Los Angeles native Eric Bellinger got his songwriting and production start in 2002 as a performer in a string of boy bands. But as 2010 dawned, he craved bigger challenges and segued into writing. Initially signed to Epic Records in April of that same year by veteran record execs Max Gousse and Tommy Motola, Bellinger later inked a publishing deal with Sony ATV. He’s notable for his contributions to Chris Brown’s Grammy-winning 2011 record F.A.M.E. but his writing and production repertoire also includes Justin Bieber, Usher and Nicki Minaj.
His writing approach is at once both regimented and varied when he works with other artists. “My formula is the same but the process and approach is always different, depending on the artist,” he explains. “I always try to make sure it’s their vibe and that whatever I’m doing, I have them in mind. Conceptually, I’m picking their brain: what’s going on in your life, what’s going on in your relationships?
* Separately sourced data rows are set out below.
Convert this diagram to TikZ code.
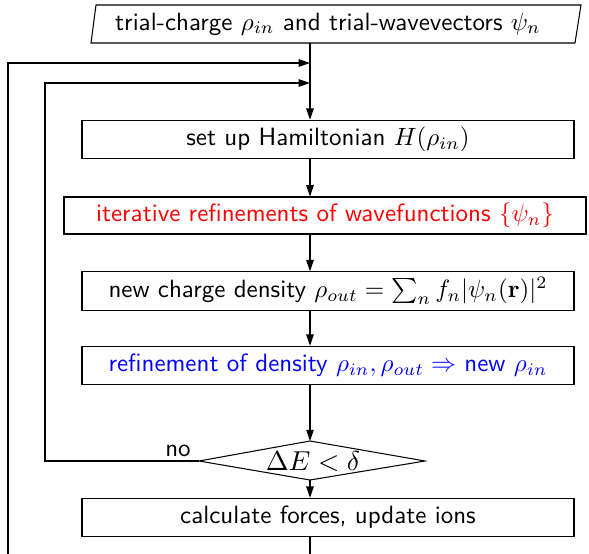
\documentclass[tikz,border=0pt]{standalone}
\usetikzlibrary{arrows.meta}
\begin{document}
\begin{tikzpicture}[x=0.4pt,y=-0.4pt,font=\sffamily,line width=0.42pt,
  stepbox/.style={draw,rectangle,minimum width=196.8pt,minimum height=15.4pt,inner sep=0pt},
  flow/.style={-{Triangle[length=4.5pt,width=3pt]}}]
\useasboundingbox (0,0) rectangle (589,554);

% input parallelogram
\coordinate (p1) at (96,5);
\coordinate (p2) at (581,5);
\coordinate (p3) at (575,43);
\coordinate (p4) at (91,43);
\draw (p1) -- (p2) -- (p3) -- (p4) -- cycle;
\node (start) at (328,24) {trial-charge $\rho_{in}$ and trial-wavevectors $\psi_n$};
\coordinate (startout) at (310,43);

% processing steps
\node[stepbox] (ham) at (328,139.5) {set up Hamiltonian $H(\rho_{in})$};
\node[stepbox,minimum width=208.8pt,minimum height=14.8pt,text=red] (wave) at (325,215.5)
  {iterative refinements of wavefunctions $\{\psi_n\}$};
\node[stepbox] (dens) at (328,291) {new charge density $\rho_{out}=\sum_n f_n|\psi_n(\mathbf{r})|^2$};
\node[stepbox,text=blue] (mix) at (328,365.5) {refinement of density $\rho_{in},\rho_{out}\Rightarrow$ new $\rho_{in}$};
\node[stepbox] (ions) at (328,517.5) {calculate forces, update ions};

% convergence test
\coordinate (dt) at (310,441);
\coordinate (dr) at (425,461);
\coordinate (db) at (310,480);
\coordinate (dl) at (199,461);
\draw (dt) -- (dr) -- (db) -- (dl) -- cycle;
\node (test) at (313,462) {\fontsize{10.5}{12}\selectfont $\Delta E<\delta$};
\node[anchor=base] (no) at (178,456) {no};

% junctions on the main line
\coordinate (j1) at (310,63);
\coordinate (j2) at (310,83);
\coordinate (outer) at (8,554);
\coordinate (tail) at (310,554);

% main flow
\draw[flow] (startout) -- (ham.north -| startout);
\draw[flow] (ham.south -| startout) -- (wave.north -| startout);
\draw[flow] (wave.south -| startout) -- (dens.north -| startout);
\draw[flow] (dens.south -| startout) -- (mix.north -| startout);
\draw[flow] (mix.south -| startout) -- (dt);
\draw[flow] (db) -- (ions.north -| startout);
\draw (ions.south -| startout) -- (tail);

% feedback loops
\draw[flow] (dl) -- (45,461) -- (45,83) -- (j2);
\draw[flow] (outer) -- (8,63) -- (j1);
\end{tikzpicture}
\end{document}
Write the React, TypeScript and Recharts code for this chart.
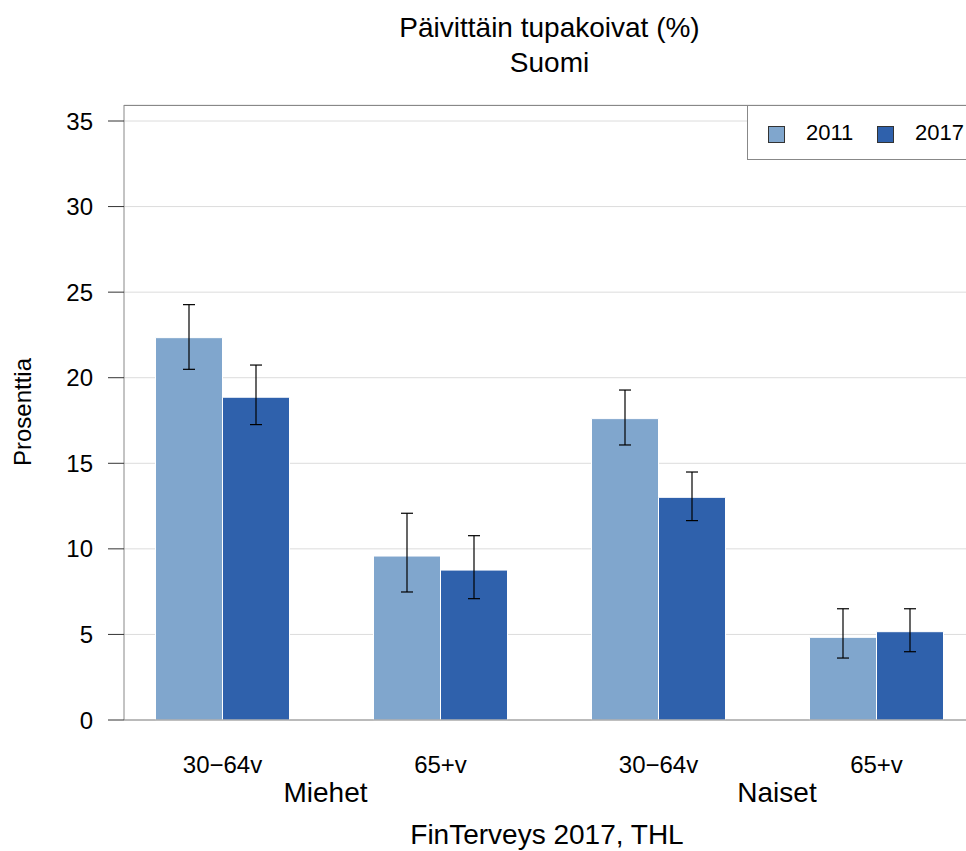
import { BarChart, Bar, XAxis, YAxis, CartesianGrid, ErrorBar, Legend } from 'recharts'

const ageGroups = ['30−64v', '65+v', '30−64v', '65+v']
const values2011 = [22.34, 9.58, 17.61, 4.83]
const values2017 = [18.86, 8.76, 13.01, 5.16]
const lower2011 = [20.49, 7.48, 16.07, 3.62]
const upper2011 = [24.27, 12.08, 19.28, 6.5]
const lower2017 = [17.26, 7.09, 11.65, 3.99]
const upper2017 = [20.74, 10.77, 14.49, 6.5]
const yTicks = [0, 5, 10, 15, 20, 25, 30, 35]

const COLOR_2011 = '#80a6cd'
const COLOR_2017 = '#2f61ac'
const FONT = '"Liberation Sans", Arial, sans-serif'

const data = ageGroups.map((age, i) => ({
  age,
  y2011: values2011[i],
  y2017: values2017[i],
  e2011: [values2011[i] - lower2011[i], upper2011[i] - values2011[i]],
  e2017: [values2017[i] - lower2017[i], upper2017[i] - values2017[i]],
}))

const AgeTick = ({ x, y, payload }: any) => (
  <text x={x} y={y + 53} textAnchor="middle" fontSize={24} fill="#000" fontFamily={FONT}>
    {payload.value}
  </text>
)

const LegendBox = ({ payload }: any) => (
  <div
    style={{
      position: 'relative',
      width: 240,
      height: 55,
      border: '1px solid #888',
      background: '#fff',
      boxSizing: 'border-box',
      fontFamily: FONT,
    }}
  >
    {(payload || []).map((item: any, i: number) => (
      <div key={item.value}>
        <div
          style={{
            position: 'absolute',
            left: 20 + i * 109,
            top: 20,
            width: 17,
            height: 17,
            boxSizing: 'border-box',
            border: '1px solid #333',
            background: item.color,
          }}
        />
        <div
          style={{
            position: 'absolute',
            left: 58 + i * 109,
            top: 15,
            fontSize: 22,
            lineHeight: '24px',
            color: '#000',
          }}
        >
          {item.value}
        </div>
      </div>
    ))}
  </div>
)

export default function App() {
  return (
    <div
      style={{
        position: 'absolute',
        left: 0,
        top: 0,
        width: 966,
        height: 851,
        overflow: 'hidden',
        background: '#fff',
        fontFamily: FONT,
      }}
    >
      <BarChart
        width={966}
        height={851}
        data={data}
        margin={{ top: 105, right: 0, bottom: 0, left: 0 }}
        barCategoryGap={42}
        barGap={0}
      >
        <CartesianGrid horizontal vertical={false} stroke="#dcdcdc" />
        <XAxis
          dataKey="age"
          height={131}
          padding={{ left: -10.5, right: -19.5 }}
          tickLine={false}
          tickSize={0}
          tickMargin={0}
          axisLine={{ stroke: '#888' }}
          tick={<AgeTick />}
          interval={0}
        />
        <YAxis
          width={124}
          domain={[0, 35]}
          ticks={yTicks}
          interval={0}
          padding={{ top: 16 }}
          tickSize={16}
          tickMargin={15}
          tickLine={{ stroke: '#333' }}
          axisLine={{ stroke: '#888' }}
          tick={{ fontSize: 24, fill: '#000', fontFamily: FONT }}
        />
        <Legend
          layout="vertical"
          align="center"
          verticalAlign="middle"
          wrapperStyle={{ top: 105, left: 747, width: 240 }}
          content={<LegendBox />}
        />
        <Bar dataKey="y2011" name="2011" fill={COLOR_2011} stroke="#fff" strokeWidth={1} isAnimationActive={false}>
          <ErrorBar dataKey="e2011" width={6} stroke="#000" strokeWidth={1.2} />
        </Bar>
        <Bar dataKey="y2017" name="2017" fill={COLOR_2017} stroke="#fff" strokeWidth={1} isAnimationActive={false}>
          <ErrorBar dataKey="e2017" width={6} stroke="#000" strokeWidth={1.2} />
        </Bar>
      </BarChart>
      <svg
        width={966}
        height={851}
        style={{ position: 'absolute', left: 0, top: 0, pointerEvents: 'none' }}
        fontFamily={FONT}
      >
        <line x1={124} y1={105.5} x2={966} y2={105.5} stroke="#888" strokeWidth={1} />
        <text x={549.5} y={37} textAnchor="middle" fontSize={28} fill="#000">
          Päivittäin tupakoivat (%)
        </text>
        <text x={549.5} y={72} textAnchor="middle" fontSize={28} fill="#000">
          Suomi
        </text>
        <text x={31} y={412} transform="rotate(-90 31 412)" textAnchor="middle" fontSize={24} fill="#000">
          Prosenttia
        </text>
        <text x={325.5} y={802} textAnchor="middle" fontSize={28} fill="#000">
          Miehet
        </text>
        <text x={777} y={802} textAnchor="middle" fontSize={28} fill="#000">
          Naiset
        </text>
        <text x={547} y={844} textAnchor="middle" fontSize={28} fill="#000">
          FinTerveys 2017, THL
        </text>
      </svg>
    </div>
  )
}
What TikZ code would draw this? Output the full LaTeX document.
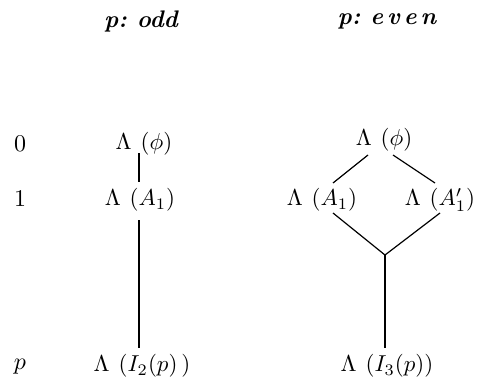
\documentclass[tikz,border=0pt]{standalone}
\usepackage{amsmath}
\newcommand{\lsp}{\mskip7mu}
\begin{document}
\begin{tikzpicture}[x=1pt,y=-1pt,
  lab/.style={inner sep=0pt,scale=2.3},
  rowlab/.style={inner sep=0pt,scale=2.4},
  head/.style={inner sep=0pt,scale=2.4,font=\bfseries\itshape},
  edge/.style={line width=1.2pt}]
\useasboundingbox (0,0) rectangle (479,381);
% headings
\node[head] (hodd) at (141,21) {p:\ odd};
\node[head] (heven) at (387,21) {p:\ e\,v\,e\,n};
% row labels
\node[rowlab] (r0) at (20,144) {$0$};
\node[rowlab] (r1) at (20,199) {$1$};
\node[rowlab] (rp) at (20,367) {$p$};
% left tree
\node[lab] (phiL) at (144,144) {$\Lambda\lsp(\phi)$};
\node[lab] (A1L) at (140,200) {$\Lambda\lsp(A_1)$};
\node[lab] (I2L) at (142,366) {$\Lambda\lsp(I_2(p)\,)$};
\draw[edge] ([shift={(-5,9)}]phiL.center) -- ([shift={(-1,-18)}]A1L.center);
\draw[edge] ([shift={(-1,20)}]A1L.center) -- ([shift={(-3,-18)}]I2L.center);
% right tree
\node[lab] (phiR) at (384,140) {$\Lambda\lsp(\phi)$};
\node[lab] (A1R) at (322,200) {$\Lambda\lsp(A_1)$};
\node[lab] (A1pR) at (440,200) {$\Lambda\lsp(A_1')$};
\node[lab] (I3R) at (387,366) {$\Lambda\lsp(I_3(p))$};
\coordinate (J) at (385,255);
\draw[edge] ([shift={(-16,15)}]phiR.center) -- ([shift={(11,-17)}]A1R.center);
\draw[edge] ([shift={(9,15)}]phiR.center) -- ([shift={(-5,-17)}]A1pR.center);
\draw[edge] ([shift={(11,13)}]A1R.center) -- (J);
\draw[edge] ([shift={(0,13)}]A1pR.center) -- (J);
\draw[edge] (J) -- ([shift={(-2,-18)}]I3R.center);
\end{tikzpicture}
\end{document}
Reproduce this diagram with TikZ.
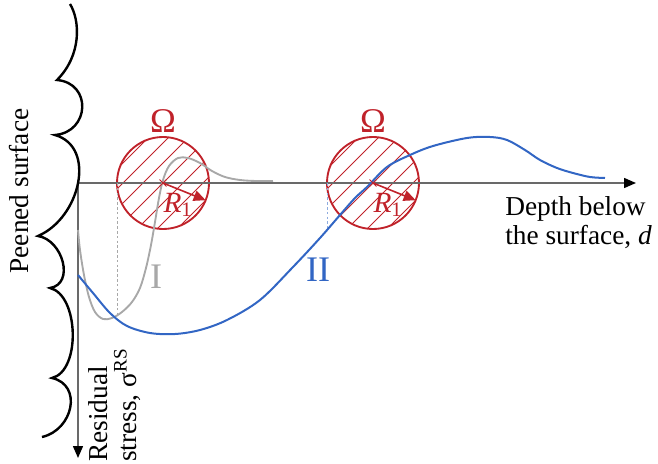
\documentclass[tikz,border=0pt]{standalone}
\usepackage{fontspec}
\setmainfont{Liberation Serif}
\usetikzlibrary{arrows.meta,shapes.misc}
\definecolor{zonered}{RGB}{192,34,42}
\definecolor{profileblue}{RGB}{50,102,196}
\definecolor{profilegray}{RGB}{168,168,168}
\definecolor{axisgray}{RGB}{105,105,105}
\newcommand\labelfont{\fontsize{20.5}{22}\selectfont}

\begin{document}
\begin{tikzpicture}[x=0.75pt, y=-0.75pt,
  axisline/.style={draw=axisgray, line width=1.1pt, -{Triangle[length=9pt, width=7.5pt, color=black]}},
  surfaceline/.style={draw=black, line width=1.8pt, line join=miter},
  profileI/.style={draw=profilegray, line width=1.4pt},
  profileII/.style={draw=profileblue, line width=1.5pt},
  zone/.style={circle, draw=zonered, line width=1.4pt, minimum size=69pt, inner sep=0pt, outer sep=0pt},
  hatchline/.style={draw=zonered, line width=0.6pt},
  centremark/.style={cross out, draw=zonered, line width=0.7pt, minimum size=4.5pt, inner sep=0pt},
  radiusarrow/.style={draw=zonered, line width=1.2pt, -{Triangle[length=9pt, width=8pt]}},
  zonelabel/.style={text=zonered, font=\fontsize{22}{24}\selectfont, inner sep=0pt},
  omegalabel/.style={text=zonered, font=\fontsize{26}{28}\selectfont, inner sep=0pt},
  txt/.style={font=\labelfont, inner sep=0pt},
  curvelabel/.style={font=\fontsize{27}{28}\selectfont, inner sep=0pt},
  guide/.style={dash pattern=on 2pt off 1.6pt, line width=0.6pt}
]
\useasboundingbox (0,0) rectangle (658,464);

% hatched zones of radius R_1
\foreach \cx/\nm in {163/A, 373/B} {
  \begin{scope}
    \clip (\cx,183) circle[radius=46];
    \foreach \k in {-5,...,5}
      \draw[hatchline] (\cx+\k*20-70,253) -- ++(140,-140);
  \end{scope}
  \node[zone] (zone\nm) at (\cx,183) {};
}

% axes
\coordinate (O) at (78,183);
\coordinate (dEnd) at (636,183);
\coordinate (sEnd) at (78,458);
\draw[axisline] (O) -- (dEnd);
\draw[axisline] (O) -- (sEnd);

% peened surface profile
\draw[surfaceline] (70,4) .. controls (80,20) and (82,55) .. (57,80)
  .. controls (92,83) and (90,132) .. (55,135)
  .. controls (97,147) and (80,218) .. (38,236)
  .. controls (63,240) and (75,284) .. (50,288)
  .. controls (79,295) and (81,371) .. (52,378)
  .. controls (83,385) and (73,430) .. (42,437);

% projection guides
\draw[guide, draw=profilegray] (zoneA.west) -- (117,317);
\draw[guide, draw=profileblue!55] (zoneB.west) -- (327,231);

% residual stress profiles
\draw[profileI] plot[smooth, tension=0.55] coordinates {(78,230) (80,250) (84,275) (89,297) (95,312) (103,319) (112,318) (122,312) (132,302) (140,288) (146,268) (151,245) (155,222) (159,198) (163,180) (169,166) (178,158) (188,158) (200,163) (212,171) (225,177) (240,180) (256,181) (273,181)};
\draw[profileII] plot[smooth, tension=0.55] coordinates {(78,275) (93,293) (110,313) (127,326) (150,333) (175,334) (200,330) (227,320) (260,300) (293,267) (320,238) (340,215) (355,198) (367,187) (387,167) (410,155) (433,146) (467,138) (490,137) (507,140) (525,150) (540,160) (557,168) (573,173) (590,177) (605,178)};

% zone centres, radii and labels
\foreach \cx/\nm in {163/A, 373/B} {
  \node[centremark] (mark\nm) at (zone\nm.center) {};
  \draw[radiusarrow] (zone\nm.center) -- (zone\nm.-22);
  \node[omegalabel, anchor=base] (omega\nm) at (\cx,132) {Ω};
  \node[zonelabel] (radius\nm) at (\cx+15,205) {\textit{R}\textsubscript{1}};
}

\node[curvelabel, text=profilegray] (labI) at (156,277) {I};
\node[curvelabel, text=profileblue] (labII) at (318,270) {II};

\node[txt, rotate=90] (peened) at (19,191) {Peened surface};
\node[txt, rotate=90, align=left, anchor=north west] (stress) at (88,462) {Residual\\stress, σ\textsuperscript{RS}};
\node[txt, align=left, anchor=north west] (depth) at (505,196) {Depth below\\the surface, \textit{d}};
\end{tikzpicture}
\end{document}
If I can channel their energy and connect with their frequency, they’re more likely to feel connected to the song, even if they didn’t write it.”
As an experienced vocalist, he’s positioned to take an artist-level approach in the studio. “Anyone that’s worked with me will tell you I’m tough,” he admits. “They might think that their last take was their best, but I’ll say, ‘Let’s get it again’ or ‘Try it like this.’ Since I’m able to sing, I can do a quick example of how I want it to go. An engineer may not be able to sing the vocal.”
There’s also value, Bellinger finds, in remaining constantly productive. “If you take a break and then come back to creating the way you were six months ago, that’s foreign; it’s old. The cadences, melodies and concepts all switch up. You have to stay in it. I never stop. Ever since I started in 2010, I’ve put out at least three albums every year, not even including the songs I’ve written [for other artists]. There’s so much new content now that if you’re not the new artist, you’re the old artist.”
As a writer, Bellinger allows himself to be guided by the process. “The beat tells me what to write,” he says. “There’s science behind the beat; behind the tempo. If it’s slow, [the song’s] slower. If it’s fast, up-tempo, it’s gotta be fast. Automatically, I think either ‘turn it up’ or ‘calm down.’ If you listen to the music, there’s a minor chord and a major chord. A minor chord is sad, a major chord is happy. If I have a major chord, up-tempo beat, most likely it’s going to be an up-tempo part of the song. If it’s a minor chord, slow beat, it’s probably going to be a breakup song. Before I even start writing, I know these things.”
To producers and songwriters on the rise, he counsels hard work and patience. “Be prepared for the time it’ll take to get there,” he urges. “Often now, with people seeing overnight success on Instagram, that’s changed the perception of what it takes to make it. Be patient and make sure that your sound is unique. Be yourself because it’s the only way we’ll be able to see you in a crowd.”
Bellinger recorded his latest album Eazy Call last year and aims to release it later in 2018. “We’re just kind of playing it off the single; making sure we’re ready,” he explains.